▶ [Task goal]:
Would you return the run of lines that starts at the one with "Convert this chart to Plotly code." and ends at the one with "import plotly.graph_objects as go", ends included, exactly as written and without the images?

Charts and diagrams as code
-*-

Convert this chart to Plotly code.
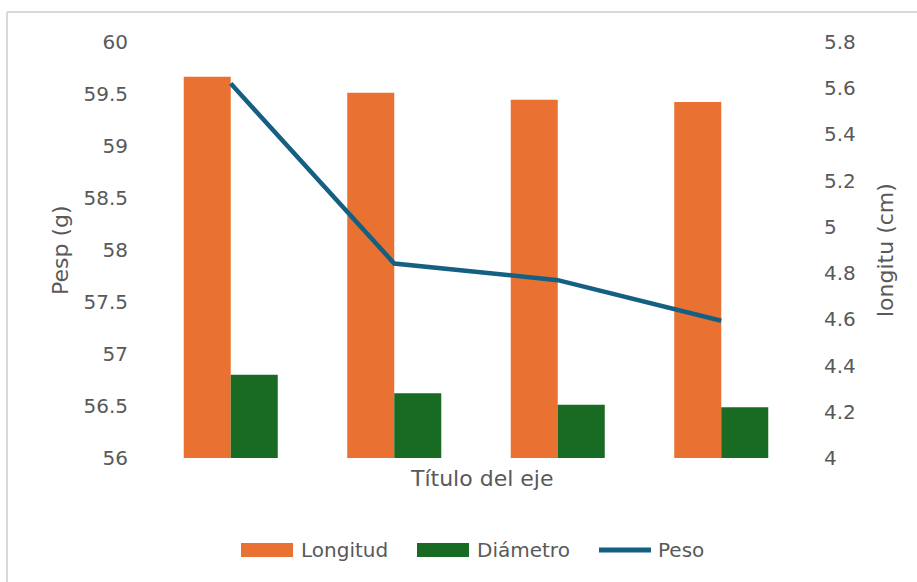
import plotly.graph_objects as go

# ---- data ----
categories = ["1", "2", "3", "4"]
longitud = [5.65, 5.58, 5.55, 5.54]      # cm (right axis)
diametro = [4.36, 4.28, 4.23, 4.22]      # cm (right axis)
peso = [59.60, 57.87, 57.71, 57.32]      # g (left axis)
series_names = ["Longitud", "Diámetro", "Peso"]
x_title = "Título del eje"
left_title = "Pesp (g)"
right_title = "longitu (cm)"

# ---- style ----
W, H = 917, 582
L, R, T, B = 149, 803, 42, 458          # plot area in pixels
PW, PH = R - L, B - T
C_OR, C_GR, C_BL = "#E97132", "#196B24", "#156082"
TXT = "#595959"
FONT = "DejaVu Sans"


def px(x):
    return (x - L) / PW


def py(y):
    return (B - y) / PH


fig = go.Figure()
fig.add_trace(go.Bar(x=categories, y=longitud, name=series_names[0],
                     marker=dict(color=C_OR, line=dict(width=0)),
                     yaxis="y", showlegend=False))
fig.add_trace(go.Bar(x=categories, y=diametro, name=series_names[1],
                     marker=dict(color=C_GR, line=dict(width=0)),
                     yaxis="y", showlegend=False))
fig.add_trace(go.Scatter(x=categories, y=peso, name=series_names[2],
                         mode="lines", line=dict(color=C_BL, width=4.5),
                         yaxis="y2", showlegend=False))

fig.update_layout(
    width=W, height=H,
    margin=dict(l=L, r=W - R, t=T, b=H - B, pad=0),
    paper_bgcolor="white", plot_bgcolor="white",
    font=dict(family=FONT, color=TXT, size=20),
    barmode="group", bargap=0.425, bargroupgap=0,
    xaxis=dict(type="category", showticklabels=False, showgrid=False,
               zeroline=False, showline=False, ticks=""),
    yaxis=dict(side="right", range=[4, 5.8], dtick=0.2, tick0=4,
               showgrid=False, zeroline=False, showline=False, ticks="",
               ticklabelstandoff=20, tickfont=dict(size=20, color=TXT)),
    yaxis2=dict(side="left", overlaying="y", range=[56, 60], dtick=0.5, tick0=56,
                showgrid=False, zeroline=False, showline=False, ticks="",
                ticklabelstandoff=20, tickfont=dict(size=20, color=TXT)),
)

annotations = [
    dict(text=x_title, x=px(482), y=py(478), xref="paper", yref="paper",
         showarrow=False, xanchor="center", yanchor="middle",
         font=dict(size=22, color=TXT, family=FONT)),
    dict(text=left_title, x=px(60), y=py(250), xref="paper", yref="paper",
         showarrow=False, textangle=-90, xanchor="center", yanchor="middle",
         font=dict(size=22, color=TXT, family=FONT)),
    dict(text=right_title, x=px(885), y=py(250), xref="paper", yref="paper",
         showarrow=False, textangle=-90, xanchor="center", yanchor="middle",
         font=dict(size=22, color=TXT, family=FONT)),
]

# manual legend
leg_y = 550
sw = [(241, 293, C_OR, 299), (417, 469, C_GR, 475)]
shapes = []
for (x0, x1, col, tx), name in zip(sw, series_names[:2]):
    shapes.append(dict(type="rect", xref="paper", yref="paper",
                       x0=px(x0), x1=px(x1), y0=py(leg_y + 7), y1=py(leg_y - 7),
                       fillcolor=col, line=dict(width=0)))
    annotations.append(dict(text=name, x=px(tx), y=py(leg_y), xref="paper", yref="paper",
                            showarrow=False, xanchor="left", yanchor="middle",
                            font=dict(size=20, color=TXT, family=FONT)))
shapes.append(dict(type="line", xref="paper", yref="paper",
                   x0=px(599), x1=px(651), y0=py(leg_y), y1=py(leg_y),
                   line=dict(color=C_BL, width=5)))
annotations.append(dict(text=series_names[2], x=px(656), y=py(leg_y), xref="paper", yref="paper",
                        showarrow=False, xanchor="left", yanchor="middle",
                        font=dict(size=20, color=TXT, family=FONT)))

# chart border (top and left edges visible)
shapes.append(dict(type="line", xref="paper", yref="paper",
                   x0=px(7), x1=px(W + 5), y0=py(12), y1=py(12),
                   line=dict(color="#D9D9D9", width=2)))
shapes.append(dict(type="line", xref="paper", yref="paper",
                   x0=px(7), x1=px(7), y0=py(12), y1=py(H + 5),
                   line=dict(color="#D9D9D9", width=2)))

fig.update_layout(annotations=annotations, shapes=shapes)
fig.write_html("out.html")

-*-

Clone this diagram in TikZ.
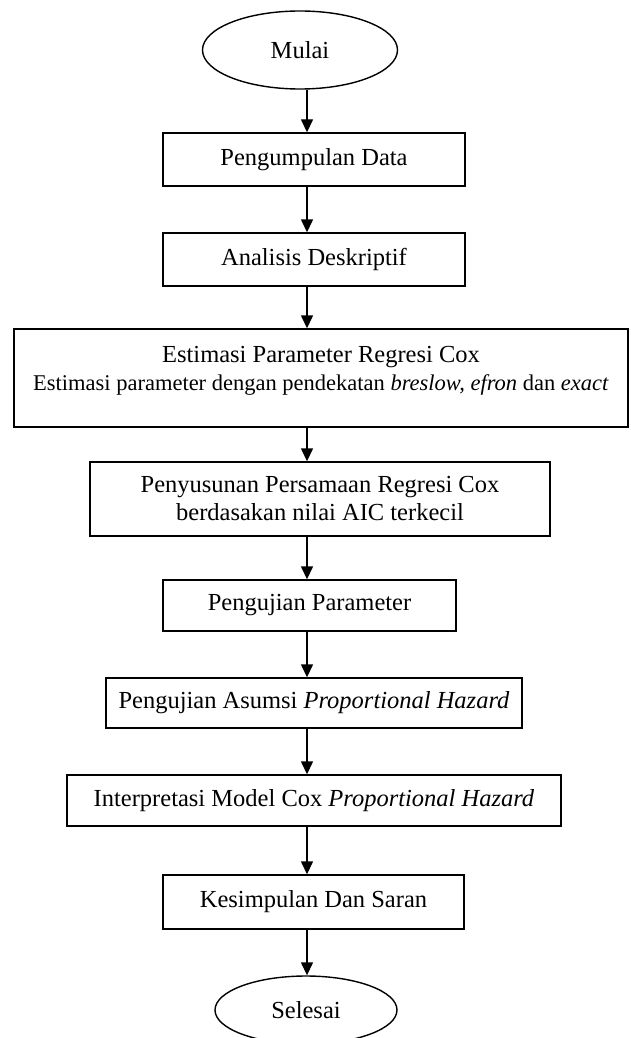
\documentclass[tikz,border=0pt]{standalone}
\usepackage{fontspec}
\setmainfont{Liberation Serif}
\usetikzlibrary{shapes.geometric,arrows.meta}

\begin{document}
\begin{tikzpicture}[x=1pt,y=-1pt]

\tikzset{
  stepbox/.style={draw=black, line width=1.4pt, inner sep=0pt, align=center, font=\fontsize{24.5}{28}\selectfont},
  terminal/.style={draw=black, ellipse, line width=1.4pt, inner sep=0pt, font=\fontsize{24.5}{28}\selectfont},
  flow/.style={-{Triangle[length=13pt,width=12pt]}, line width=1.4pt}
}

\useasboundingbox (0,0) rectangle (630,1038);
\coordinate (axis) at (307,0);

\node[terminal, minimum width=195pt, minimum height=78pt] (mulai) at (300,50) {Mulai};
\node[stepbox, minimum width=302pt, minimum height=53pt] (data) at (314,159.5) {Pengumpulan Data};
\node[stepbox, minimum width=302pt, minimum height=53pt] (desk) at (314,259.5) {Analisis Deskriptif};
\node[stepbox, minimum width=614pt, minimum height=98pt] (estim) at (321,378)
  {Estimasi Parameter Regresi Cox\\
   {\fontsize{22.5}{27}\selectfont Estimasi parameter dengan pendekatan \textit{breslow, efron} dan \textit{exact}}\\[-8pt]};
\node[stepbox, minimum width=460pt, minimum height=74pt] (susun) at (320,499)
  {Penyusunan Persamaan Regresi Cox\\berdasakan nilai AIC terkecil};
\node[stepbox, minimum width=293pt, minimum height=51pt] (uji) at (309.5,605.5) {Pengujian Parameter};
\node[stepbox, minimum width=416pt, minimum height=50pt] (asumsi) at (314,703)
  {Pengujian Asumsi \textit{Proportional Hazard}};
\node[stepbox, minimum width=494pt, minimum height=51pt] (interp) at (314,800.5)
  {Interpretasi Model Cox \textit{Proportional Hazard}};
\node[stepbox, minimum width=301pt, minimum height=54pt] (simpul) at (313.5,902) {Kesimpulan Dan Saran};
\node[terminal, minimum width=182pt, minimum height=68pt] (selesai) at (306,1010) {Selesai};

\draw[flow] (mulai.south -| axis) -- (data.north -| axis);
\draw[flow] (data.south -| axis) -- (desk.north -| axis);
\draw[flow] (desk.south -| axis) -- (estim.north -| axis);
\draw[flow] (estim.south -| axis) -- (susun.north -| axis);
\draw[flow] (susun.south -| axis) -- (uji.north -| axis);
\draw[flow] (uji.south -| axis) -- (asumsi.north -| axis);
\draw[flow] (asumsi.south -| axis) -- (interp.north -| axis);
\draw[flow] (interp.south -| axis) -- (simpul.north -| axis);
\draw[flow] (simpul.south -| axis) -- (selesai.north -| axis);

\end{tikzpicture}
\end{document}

-*-

▶ [The response]:
Convert this chart to Plotly code.
import plotly.graph_objects as go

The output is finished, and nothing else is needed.